Most of the technology companies that I follow, pay attention to, or buy products from are rich beyond imagination. They all make money in boatloads, spend money in boatloads, and have more cash on hand than most countries, dictatorships or otherwise.
Think of how much money is stored away in bank accounts for Apple, Google, Microsoft, Amazon, Samsung, and other technology giants. If you don’t look closely then you won’t be able to see some of the cracks in their golden walls, or an impending meltdown. But there are signs.
Wherefore Art Thou, Problems?
Not one of those companies on my list is about to go out of business, but all is not rosy at every corner of each company. Let me take the easy examples first.

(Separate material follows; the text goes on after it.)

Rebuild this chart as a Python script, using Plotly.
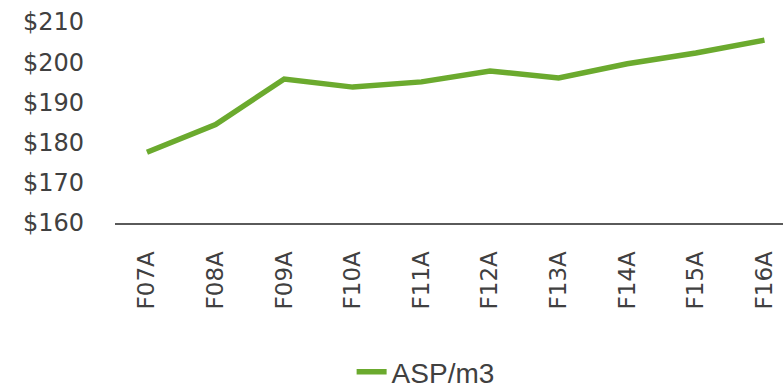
import plotly.graph_objects as go

categories = ["F07A", "F08A", "F09A", "F10A", "F11A", "F12A", "F13A", "F14A", "F15A", "F16A"]
asp_values = [177.6, 184.5, 195.8, 193.8, 195.1, 197.8, 196.1, 199.6, 202.3, 205.5]
y_ticks = [160, 170, 180, 190, 200, 210]
y_tick_labels = ["$160", "$170", "$180", "$190", "$200", "$210"]

fig = go.Figure()
fig.add_trace(go.Scatter(
    x=categories, y=asp_values, mode="lines", name="ASP/m3",
    line=dict(color="#6BAA2E", width=5.5),
))

fig.update_layout(
    width=783, height=388,
    margin=dict(l=115, r=0, t=17, b=165, autoexpand=False),
    paper_bgcolor="white", plot_bgcolor="white",
    font=dict(family="DejaVu Sans", color="#404040"),
    showlegend=True,
    legend=dict(orientation="h", x=0.465, xanchor="center",
                yref="container", y=0.041, yanchor="middle",
                font=dict(family="Liberation Sans", size=28, color="#404040"),
                bgcolor="rgba(0,0,0,0)"),
    xaxis=dict(type="category", range=[-0.466, 9.27], showgrid=False, zeroline=False,
               showline=True, linecolor="#5a5a5a", linewidth=2,
               tickangle=-90, tickfont=dict(size=23, color="#404040"),
               ticks="", ticklabelstandoff=17, automargin=False),
    yaxis=dict(range=[160, 211.24], tickvals=y_ticks, ticktext=y_tick_labels,
               showgrid=False, zeroline=False, showline=False, automargin=False,
               tickfont=dict(size=24, color="#404040"), ticks="", ticklabelstandoff=30),
)

fig.write_html("out.html")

Apple – no company on planet earth has more cash than Apple. And few have as much debt, either, thanks to archaic U.S. tax laws which prevent repatriation of overseas profits. Oh, and iPhone, Mac, and iPad sales have been going down. Apple is highly profitable, but it’s spending far more under Tim Cook’s reign than it did under Steve Jobs to find the next great thing.
Microsoft – the Windows and Office maker has been asleep for a decade and it took a coup to overthrow the anemic CEO from yesteryear to get Microsoft onto a track for the future. What’s going on? Windows and Office still dominate the market, but that market is shrinking and Microsoft has almost no presence among the mobile product revolution save a few billion a year on patent royalties from Android makers.

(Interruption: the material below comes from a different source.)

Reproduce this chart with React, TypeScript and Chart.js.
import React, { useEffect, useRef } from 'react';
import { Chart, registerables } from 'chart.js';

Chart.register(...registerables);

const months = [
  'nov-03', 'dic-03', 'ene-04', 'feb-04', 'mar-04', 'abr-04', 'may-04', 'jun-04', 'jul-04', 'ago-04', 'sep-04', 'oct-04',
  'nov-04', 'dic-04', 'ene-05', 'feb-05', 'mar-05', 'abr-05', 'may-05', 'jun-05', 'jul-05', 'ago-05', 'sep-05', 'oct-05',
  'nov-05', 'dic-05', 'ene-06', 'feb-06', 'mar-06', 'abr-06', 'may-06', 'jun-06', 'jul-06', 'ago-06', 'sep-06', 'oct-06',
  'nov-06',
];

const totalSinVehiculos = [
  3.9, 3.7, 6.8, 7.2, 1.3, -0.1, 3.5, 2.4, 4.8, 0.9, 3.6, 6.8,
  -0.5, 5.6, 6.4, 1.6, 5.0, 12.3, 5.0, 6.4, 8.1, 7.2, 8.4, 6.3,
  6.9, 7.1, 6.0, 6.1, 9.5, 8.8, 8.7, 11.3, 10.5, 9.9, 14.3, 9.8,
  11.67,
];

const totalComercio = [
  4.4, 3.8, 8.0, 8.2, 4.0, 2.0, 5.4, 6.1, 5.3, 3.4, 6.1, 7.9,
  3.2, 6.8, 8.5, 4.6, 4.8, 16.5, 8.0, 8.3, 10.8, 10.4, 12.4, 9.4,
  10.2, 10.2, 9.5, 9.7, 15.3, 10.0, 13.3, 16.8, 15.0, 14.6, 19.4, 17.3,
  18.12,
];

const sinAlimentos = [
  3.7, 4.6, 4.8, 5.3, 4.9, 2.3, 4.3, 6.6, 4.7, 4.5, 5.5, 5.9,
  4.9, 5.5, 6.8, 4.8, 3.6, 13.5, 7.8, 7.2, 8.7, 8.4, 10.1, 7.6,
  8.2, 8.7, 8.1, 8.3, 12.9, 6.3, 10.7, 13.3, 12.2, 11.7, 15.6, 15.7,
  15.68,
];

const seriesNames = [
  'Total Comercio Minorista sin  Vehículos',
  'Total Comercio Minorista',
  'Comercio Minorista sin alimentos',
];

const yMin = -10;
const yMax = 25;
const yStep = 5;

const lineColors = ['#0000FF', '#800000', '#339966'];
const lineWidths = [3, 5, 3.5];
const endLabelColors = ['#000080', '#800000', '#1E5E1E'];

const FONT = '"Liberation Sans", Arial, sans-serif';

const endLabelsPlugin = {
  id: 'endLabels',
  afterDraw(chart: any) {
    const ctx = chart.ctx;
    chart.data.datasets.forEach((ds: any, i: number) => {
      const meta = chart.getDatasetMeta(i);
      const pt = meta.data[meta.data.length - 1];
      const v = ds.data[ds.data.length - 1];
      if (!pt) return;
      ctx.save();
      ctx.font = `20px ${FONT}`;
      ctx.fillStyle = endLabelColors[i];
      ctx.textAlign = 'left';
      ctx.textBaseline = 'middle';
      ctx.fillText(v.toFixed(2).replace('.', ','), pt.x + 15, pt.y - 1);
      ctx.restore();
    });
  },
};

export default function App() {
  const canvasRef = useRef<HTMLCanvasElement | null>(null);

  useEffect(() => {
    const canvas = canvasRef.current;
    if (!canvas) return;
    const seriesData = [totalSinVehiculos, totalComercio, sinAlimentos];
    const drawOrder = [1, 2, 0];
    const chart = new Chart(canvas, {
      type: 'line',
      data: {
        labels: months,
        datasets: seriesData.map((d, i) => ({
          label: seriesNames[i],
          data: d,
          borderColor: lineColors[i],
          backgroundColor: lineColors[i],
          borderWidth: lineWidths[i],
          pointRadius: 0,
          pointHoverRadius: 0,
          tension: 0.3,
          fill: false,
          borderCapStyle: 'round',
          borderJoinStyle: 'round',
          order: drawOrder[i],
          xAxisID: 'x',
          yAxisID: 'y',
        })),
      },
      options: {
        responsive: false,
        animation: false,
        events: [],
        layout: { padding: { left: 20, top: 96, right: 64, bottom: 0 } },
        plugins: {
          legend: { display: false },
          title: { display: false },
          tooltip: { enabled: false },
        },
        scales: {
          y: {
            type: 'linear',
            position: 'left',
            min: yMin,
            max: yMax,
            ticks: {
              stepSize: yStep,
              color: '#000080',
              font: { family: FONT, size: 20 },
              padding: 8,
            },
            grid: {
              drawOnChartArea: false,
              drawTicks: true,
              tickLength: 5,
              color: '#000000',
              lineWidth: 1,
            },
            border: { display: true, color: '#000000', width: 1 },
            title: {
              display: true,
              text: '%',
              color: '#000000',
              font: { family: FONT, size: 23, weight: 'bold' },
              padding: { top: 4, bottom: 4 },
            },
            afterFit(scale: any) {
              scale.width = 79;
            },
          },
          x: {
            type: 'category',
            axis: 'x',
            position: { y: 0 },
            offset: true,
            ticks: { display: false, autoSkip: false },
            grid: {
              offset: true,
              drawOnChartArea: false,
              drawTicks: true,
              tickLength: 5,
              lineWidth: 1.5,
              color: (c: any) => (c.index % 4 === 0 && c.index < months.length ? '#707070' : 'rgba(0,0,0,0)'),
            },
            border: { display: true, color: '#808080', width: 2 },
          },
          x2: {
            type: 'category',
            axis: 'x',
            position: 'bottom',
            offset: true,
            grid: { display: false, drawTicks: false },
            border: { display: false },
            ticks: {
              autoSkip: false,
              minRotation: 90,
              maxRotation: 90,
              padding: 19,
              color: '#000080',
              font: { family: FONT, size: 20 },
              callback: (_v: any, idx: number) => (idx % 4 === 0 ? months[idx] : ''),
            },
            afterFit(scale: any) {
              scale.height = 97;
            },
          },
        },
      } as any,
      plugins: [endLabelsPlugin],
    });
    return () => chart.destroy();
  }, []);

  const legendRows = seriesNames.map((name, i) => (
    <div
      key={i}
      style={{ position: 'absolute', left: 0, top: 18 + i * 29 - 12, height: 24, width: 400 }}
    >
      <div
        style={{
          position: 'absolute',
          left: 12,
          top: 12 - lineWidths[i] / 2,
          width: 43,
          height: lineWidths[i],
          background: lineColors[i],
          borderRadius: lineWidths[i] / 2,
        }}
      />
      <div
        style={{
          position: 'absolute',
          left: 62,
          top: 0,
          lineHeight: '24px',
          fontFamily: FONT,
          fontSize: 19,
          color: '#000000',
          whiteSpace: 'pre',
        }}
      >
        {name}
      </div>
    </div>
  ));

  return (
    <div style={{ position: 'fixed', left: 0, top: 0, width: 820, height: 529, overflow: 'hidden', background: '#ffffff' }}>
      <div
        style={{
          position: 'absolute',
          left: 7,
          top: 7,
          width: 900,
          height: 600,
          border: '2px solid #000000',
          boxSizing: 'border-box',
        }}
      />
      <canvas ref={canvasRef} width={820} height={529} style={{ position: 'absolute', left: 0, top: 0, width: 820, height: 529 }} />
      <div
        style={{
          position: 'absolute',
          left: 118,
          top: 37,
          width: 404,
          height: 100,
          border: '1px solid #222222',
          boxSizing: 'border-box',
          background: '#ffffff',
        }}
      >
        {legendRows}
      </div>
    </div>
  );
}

Amazon – finally, the world’s largest online retail has begun to show a profit. By not spending so much. Amazon has competitors nipping at its digital heels, and expansion into other countries has not been effective, limiting the company’s growth. The company has a bevy of failed mobile devices and refuses to say how many of any of its own branded electronics it sells each quarter. That’s never a good sign. Wall Street’s support requires less spending, more profits, but, oh, keep up the growth, too. That’s easier said than done.
Google – it’s always better to save the best for last, and why Wall Street analysts castigate Apple for having too much of its business tied up in the iPhone (over 60-percent) but seems to ignore Alphabet’s one-trick pony problem with Google’s advertising revenue– well over 90-percent. That’s right. Nothing else at Alphabet makes any real money other than online advertising.
Wait. Isn’t Google into all kinds of things like Nest home automation, and Google’s self-driving car, and internet fiber installations all over the country? Yeah, uh huh. right. Next has proven to be something of a failure and failed to generate a return on the investment. Self-driving car? It’s more of a self-driving car press release printing machine. Google Fiber? The idea was to roll out high speed internet access to many markets around the country. After years of laying fiber, Google Fiber has barely 200,000 subscribers instead of the 5-million that was planned.
Instead of speeding up the groundbreaking fiber installations to attract more subscribers to the high-speed network, Google is cutting staff in half and scaling back plans. Why? Too much money is going out. Not enough money comes back in.
Therein lies the seeds to a coming technology meltdown. Google is a one-trick pony. Sales for iPhone, iPad, and Mac are going down, not up. Amazon can only make profits by not spending on infrastructure. Microsoft has almost no presence in the smartphone and tablet arena, other than giving software away (maybe they’ll make it up on volume).
None of those tech companies will go out of business soon, but the failure rate is growing.